February 24, 2020

Yom Kippur: A Time to Find the Refugee Inside of Us

The refugee experience is one of loss. Loss of family, friends, language, history, culture, work, home — almost everything known. The journey to find a safe haven involves leaving behind the familiar and struggling with uncertainty, trauma and angst. Refugees begin new lives in unfamiliar cultures. Many never find that safe haven and are left to wander Earth. For those who find sanctuary, many overcome extremely difficult obstacles to shape new lives.

The goal of Passover is to connect with the existential reality that we were, in fact, refugees. This task is not easy as our lives in America are so far removed from our historical narrative. However, Yom Kippur is different. It is a time for self-examination, honesty and personal change. Are we, too, not looking for a safe haven? A way to grieve our losses? A way to reshape a meaningful life in a tumultuous and unstable world?

The refugee struggle with loss and efforts to create life anew also is the human experience. As we progress through life, we go through many stages: We lose the wonder of childhood; we lose the protection of the school environment; we lose the exaltation of first love; we lose dreams; we lose our loved ones; many lose themselves. We grapple with ambiguity and a lack of clarity about our future (both personally and as a country) and try to adjust to the fast-changing world around us. Many of us wonder what the future will bring and how we can thrive in it.

On a superficial level, today’s American Jews have very little in common with refugees. At a much deeper level, we share much. On Yom Kippur, we dive deep within to explore the refugees within our own souls, hearts and consciences. Like the stirring sounds of the shofar, the overarching goal of the High Holy Days is to alarm us, awaken us to our inner lives and help us reconnect to our values, history, ideals, purpose and sense of self-worth.

The liturgy is about evaluating our lives and asking us difficult questions, such as who shall live and who shall die. These are not literal questions, but ones with far deeper meaning. How shall I live in these turbulent times? How do I infuse my life with meaning even when life did not turn out as I expected?

The journey of life, even in the best of circumstances, for those who wander Earth as refugees is horrifying. Many will never find a safe haven. Many will never have all that we take for granted. Yet their journeys do not diminish the challenge of our journeys. We face health issues, personal challenges, loss of loved ones and a constant state of confusion and tumult in the current political climate — all of which greatly impact us. 

On Yom Kippur, we dive deep within to explore the refugees within our own souls, hearts and consciences.

The refugee experience offers a paradigm of how to grapple with our own challenges. Some refugees end up scarred for life, never able to move on from the horrible traumas they survived. Yet, many find incredible ways to build new lives, always carrying the past with them but living in the present with courage, resilience and hope. Over the years, I have had the chance to “bear witness,” being present in many refugee camps in sub-Saharan Africa. They are sobering places, but each time, I meet people who teach me a great deal about my own journey on Earth and how I can better make the most of my life.
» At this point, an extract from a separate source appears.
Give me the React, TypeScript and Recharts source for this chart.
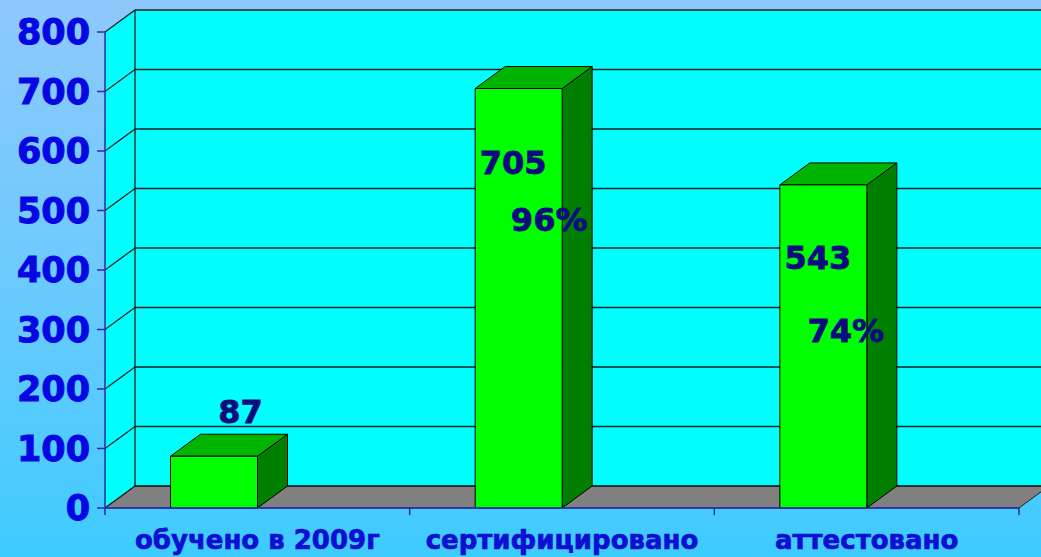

Meron Semedar, a refugee from Eritrea who survived horrific brutality, offers some great insights we can use as we welcome in the new year, 5780. He quotes an African proverb: “He who does not know where he came from does not know where he is going.” He goes on to say, “It is not an easy road — but hope is the oxygen of my life. I have hope in humanity.”
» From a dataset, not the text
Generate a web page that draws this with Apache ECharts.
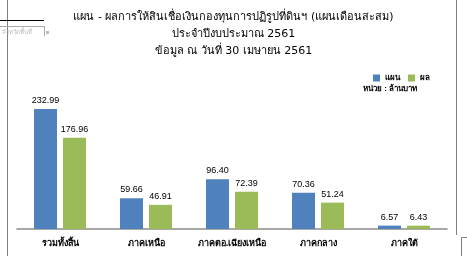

On Yom Kippur, we pause and withdraw from the world in a day of self-reflection, to see where we have been, where we now are, and where we might be headed. We read the prophetic words of Isaiah: “Is this the kind of fast I delight in? A fast merely to deprive one’s body?” The answer is an emphatic “no.”

We are told the fast should lead to action: to helping the oppressed, to freeing the shackles of all those enslaved. Freeing the shackles starts with ourselves. What prevents me from being the person I wish to be? What stops me from listening to the prophetic words of Isaiah and integrating them into my own life?
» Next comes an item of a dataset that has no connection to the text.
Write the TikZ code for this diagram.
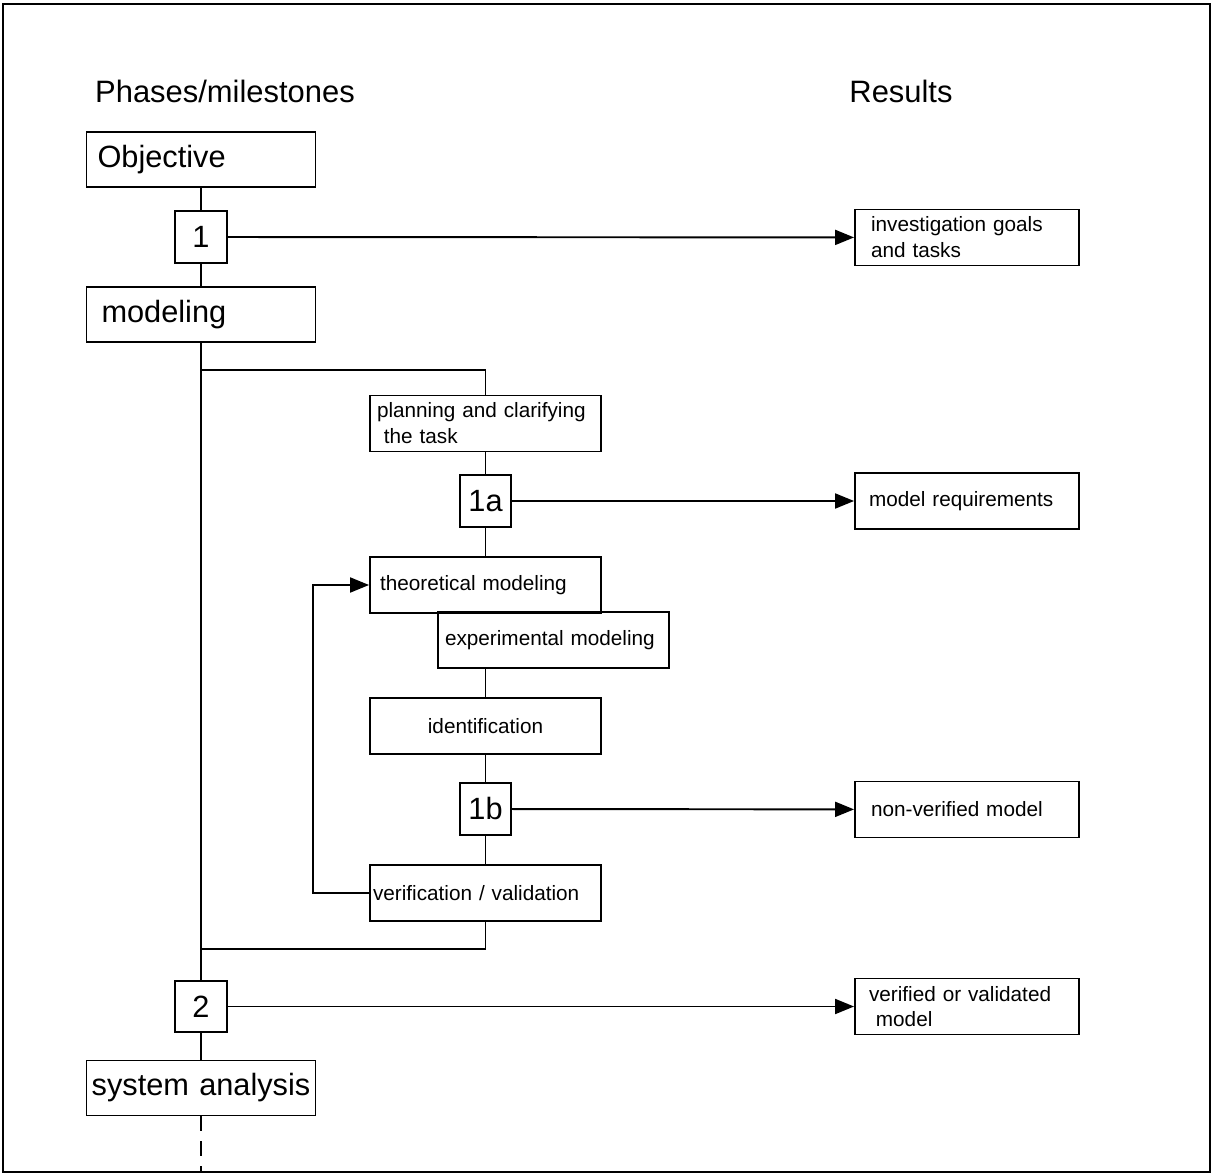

Yom Kippur is designed to be a day that fosters humility and honesty. It is a time of finding the best in our nature and not losing ourselves in this tumultuous culture that demeans so many people, is filled with violence and often offers little hope. It is reclaiming what is good, uplifting and the best of human nature. Like with Meron, it is finding hope, even when it seems like it has disappeared, and knowing that if we do better, so will humanity. Only through serious self-reflection can we emerge into the new year with a broader perspective, renewed strength and a deeper resolve to uplift the most vulnerable in our midst.

Rabbi Lee Bycel is the Sinton Visiting Professor of Holocaust, Genocide and Refugee Studies at the University of San Francisco. His book, “Refugees in America: Stories of Courage, Resilience and Hope,” was published in August by Rutgers University Press. He served as dean of the campus and director of the rabbinic school at the Hebrew Union College-Jewish Institute of Religion in Los Angeles from 1982-97.